Grace Potter’s Golden Compass
RR: Is there some new music to be expected from the Nocturnals sometime soon?
GP: Oh, yeah. I was actually up until 8:30 in the morning. I lost $300 at the casino last night at the roulette table, so I got back to the bus, and I had this terrible guilt. It was a soul-crushing, conscious decision that for every hundred dollars I lost, I needed to write a song. So I wrote three songs last night. (laughs) Partly, that was because every time I tried to record it, it didn’t sound good. And then that one didn’t sound good, so I wrote another one. Who knows what will come of those three songs. I felt a little guilty, so that was my penance. (laughs)
RR: And the night before the roulette table tragedy…how did Minnesota treat you?
GP: Oh, phenomenal. The zoo was insane, dude. The people were bonkers, and we had so much fun. We walked the whole zoo. It was such a hot day that I actually went under this shower that I didn’t realize was just supposed to be for the animals. (laughter) It was a little sprinkler system that I thought was for the people, but it was for the animals. Yeah. It had some kind of a bug spray in it and it tasted weird. Yeah. It was great. We saw the grizzly bears fighting in the water and it was amazing. I Tweeted a video of it. I was standing five feet from these grizzly bears who were having the time of their lives, wallowing in this unbelievable golden day, and they’ve got this cool water. For everything I bitch about zoos and animals, but those bears looked pretty fuckin’ happy.
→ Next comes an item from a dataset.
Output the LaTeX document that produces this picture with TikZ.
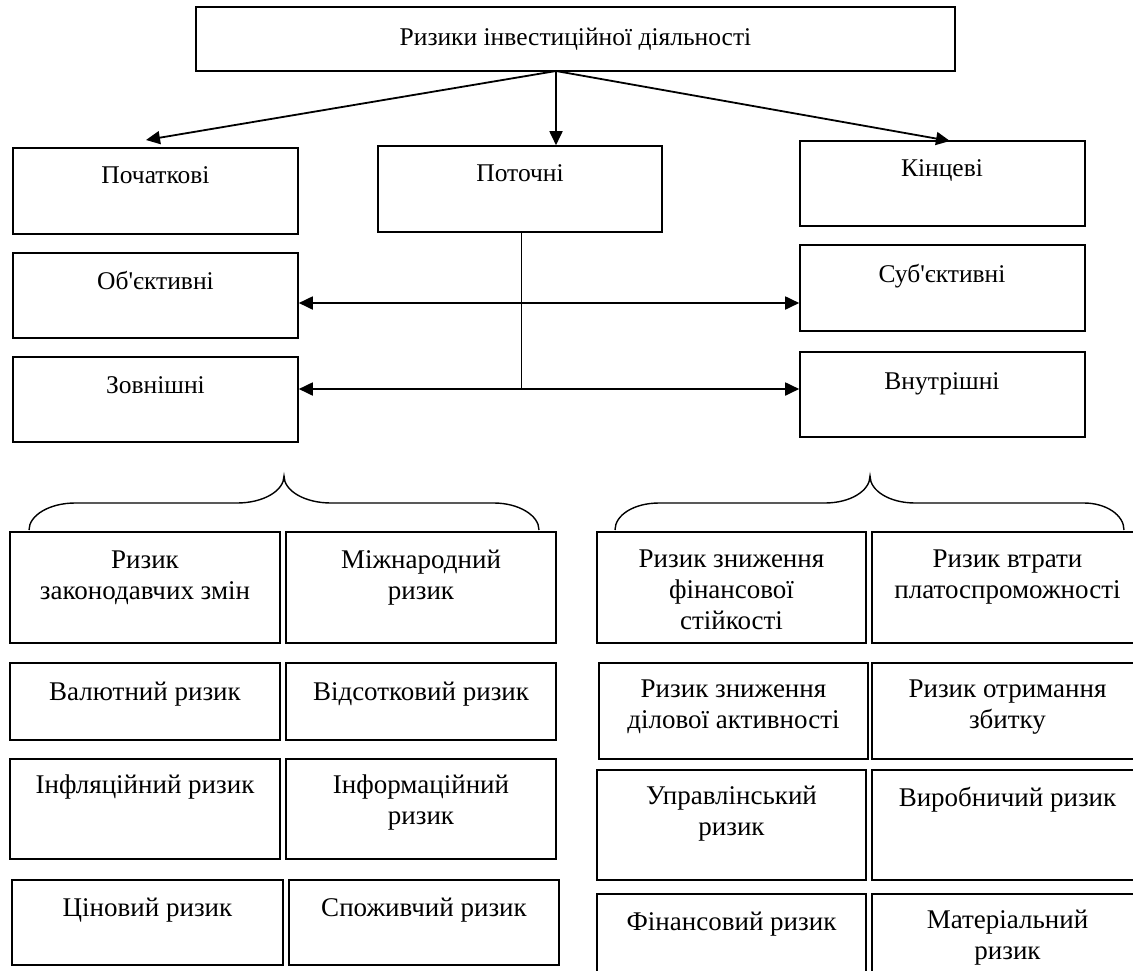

So we took that happiness and all that energy that the bears gave us and we took it and brought it with us on stage, and we wallowed in it all night long. It was really wonderful.
RR: One of the last stops on this campaign for the Nocturnals is in Central Park in September—a pretty cool marquee gig. Is the rest of year going to feature some writing? Some time off? Other shows? Your annual New Year’s Eve run?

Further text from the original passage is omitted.